The Defm models include most of the calculators starting from the fx-7000G and fx-4000P, to those up through the fx-9700GE and cfx-9800G. Note that the numerical order doesn't necessarily correspond to the chronological order.
These will typically have a Defm function printed either somewhere in the table of Mode commands on the oldest models (usually Mode + decimal point), or as a shifted function of the decimal point key. Another obvious tell is that the Defm models generally have their Alpha key placed to the right of the Shift key, whereas list-based models have it below the Shift key.
Defm Models
- fx-4000P
- fx-4800P
- fx-4850P
- fx-6000G
- fx-6300G
- fx-6500G
- fx-6800G
- fx-6900G
- fx-7000G/GA/GB
- fx-7200G
- fx-7300G
- fx-7500G
- fx-7700G/GB/GBus
- fx-7700GE/GH
- fx-7800G/GC
- fx-7900GC
- fx-8000G
- fx-8500G
- fx-8700G/GB
- fx-8800G/GC
- fx-9700GE
- cfx-9800G
- cfx-9900GC
- fx-9900GC
- fx-9700GH
The list-based models begin with the fx-7400G, fx-9750G, and cfx-9850G, and continue through the present-day models such as the fx-9860G series and the Prizm.
List-Based Models
- fx-6910G
- fx-7400G
- fx-7400G Plus
- fx-7400G II
- fx-7450G
- fx-8930GT
- fx-9750G
- fx-9750G Plus
- fx-9750GA Plus
- fx-9750GII
- cfx-9850G
- cfx-9850G/GB Plus
- cfx-9850G/GB Plus II
- cfx-9850GC Plus
- fx-9860G
- fx-9860G SD
- fx-9860G Slim
- fx-9860GII
- fx-9860GII SD
- cfx-9930GT
- cfx-9940GT
- cfx-9950G
- cfx-9950GB Plus
- cfx-9950GB Plus II
- cfx-9960GT
- cfx-9990GT
- fx-CG10 Prizm
- fx-CG20 Prizm
- fx-CG50 Prizm
- fx-FD10 Pro
Other Oddities
You might have noticed that I didn't include the fx-5800P in either list. This is because it kind of straddles the line between the two designs, but without really hitting the full potential of either. There is a Defz function which allocates additional memories, but these can only be accessed as the array Z[]. The variables A-Z are dynamically allocated, and can't be addressed indirectly. So Z[1] is valid, but A[1] is not. It also has three stat lists: List X, List Y, and List Freq; but isn't as full-featured as the fully list-based models when it comes to list operations.
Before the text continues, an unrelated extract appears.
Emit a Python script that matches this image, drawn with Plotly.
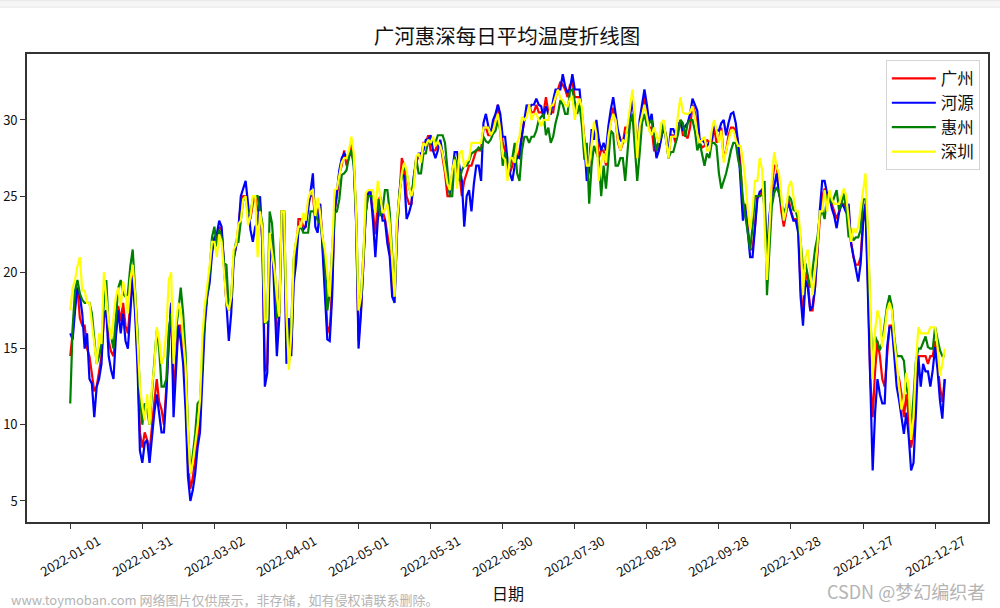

There are also the BASIC-programmable pocket computers to consider. Some of them, like the fx-602P, use an array allocation system that's entirely different from any of the calculators - or most computer versions of BASIC, for that matter! Some, like the fx-720P, use the traditional Defm system. And some, like the fx-730P and fx-770P, offer both Defm or standard BASIC-like Dim statements (only one mode can be in effect at a time, and the computer switches automatically when you execute Defm or Dim). Unfortunately, I don't have enough hands-on experience with different models to really know how deep the rabbit hole goes with these. There tends to be much more variation between pocket computer models than with the programmable calculators.
And for the record, all TI graphing calculators are list-based. None of them are capable of indirectly addressing real variables via array indexes, though the TI-92, TI-89, and Voyage 200 models have an indirection function #() that will convert a string to a variable or label reference.